To IR offices that are interested in taking a similar automation approach for their CDS/External Survey preparation process, we suggest starting with exploring ways to consolidate questions from different surveys before collecting the data at one time from the data provider offices. Offices can also explore ways that allow the data-providing offices to upload data into designated virtual locations while avoiding manually downloading and saving data. Those are the easiest first-steps to take and cut a lot of time for the data coordinators.

Figure 16: Data Entry Service from the External Surveys
(Corresponding Video Here)

Another noteworthy mention is about the free CDS data entry offered by some external surveys, such as U.S. news, Peterson’s, College board, and Fiske. To help reduce data entry work for institutions and to increase the number of institutions participating in their data collection, many external surveys offer to enter CDS data using the updated CDS form provided by the institutions. Institutional researchers can always ask if such service is provided, but please be aware that those organizations usually request that institutions be responsible for reviewing and verifying all data entered, and of course, IR offices will still need to enter the non-CDS data themselves.

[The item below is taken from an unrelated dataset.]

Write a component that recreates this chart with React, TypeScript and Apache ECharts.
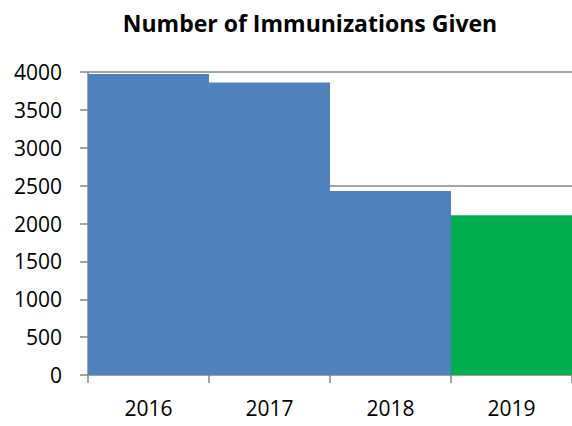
import React, { useEffect, useRef } from "react";
import * as echarts from "echarts";

const categories = ["2016", "2017", "2018", "2019"];
const values = [3975, 3860, 2430, 2110];
const barColors = ["#4F81BD", "#4F81BD", "#4F81BD", "#00B050"];
const gridLineValues = [4000, 2500, 1000];
const yMin = 0;
const yMax = 4000;
const yInterval = 500;

export default function App() {
  const ref = useRef<HTMLDivElement>(null);
  useEffect(() => {
    if (!ref.current) return;
    const chart = echarts.init(ref.current, null, { renderer: "svg" });
    const font = "'Open Sans', sans-serif";
    chart.setOption({
      animation: false,
      backgroundColor: "#ffffff",
      title: {
        text: "Number of Immunizations Given",
        left: 305,
        textAlign: "center",
        top: 6,
        textStyle: { fontFamily: font, fontWeight: "bold", fontSize: 23, color: "#000" },
      },
      grid: { left: 88, right: -3, top: 72, bottom: 51, containLabel: false },
      xAxis: {
        type: "category",
        data: categories,
        axisLine: { show: true, lineStyle: { color: "#868686", width: 1.5 } },
        axisTick: { show: true, length: 8, lineStyle: { color: "#868686", width: 1.5 } },
        axisLabel: { fontFamily: font, fontSize: 21, color: "#000", margin: 22 },
      },
      yAxis: {
        type: "value",
        min: yMin,
        max: yMax,
        interval: yInterval,
        axisLine: { show: true, lineStyle: { color: "#868686", width: 1.5 } },
        axisTick: { show: true, length: 8, lineStyle: { color: "#868686", width: 1.5 } },
        splitLine: { show: false },
        axisLabel: {
          fontFamily: font,
          fontSize: 21,
          color: "#000",
          margin: 26,
          formatter: (v: number) => String(v),
        },
      },
      series: [
        {
          type: "line",
          data: [],
          z: 1,
          silent: true,
          markLine: {
            z: 1,
            silent: true,
            symbol: "none",
            label: { show: false },
            lineStyle: { color: "#868686", width: 1.5, type: "solid" },
            data: gridLineValues.map((v) => ({ yAxis: v })),
          },
        },
        {
          type: "bar",
          z: 3,
          barCategoryGap: "0%",
          data: values.map((v, i) => ({ value: v, itemStyle: { color: barColors[i] } })),
        },
      ],
    });
    return () => chart.dispose();
  }, []);
  return (
    <div
      ref={ref}
      style={{ position: "fixed", left: 0, top: 0, width: 572, height: 426 }}
    />
  );
}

A successful CDS/External Survey data coordination depends on whether other offices on campus can provide timely and accurate information. Here at MIRO, we learned from our practice that if we can think in our collaborators’ shoes to make the work process as user-friendly as possible, then offices are more likely to provide high quality data in a timelier manner. Some of such efforts MIRO made included reducing unnecessary email communication, consolidating questions from different external surveys, giving offices sufficient time to prepare for their answers, creating processes to make it easier for offices to provide their answers, and providing sufficient information such as data explanation and previous year’s data.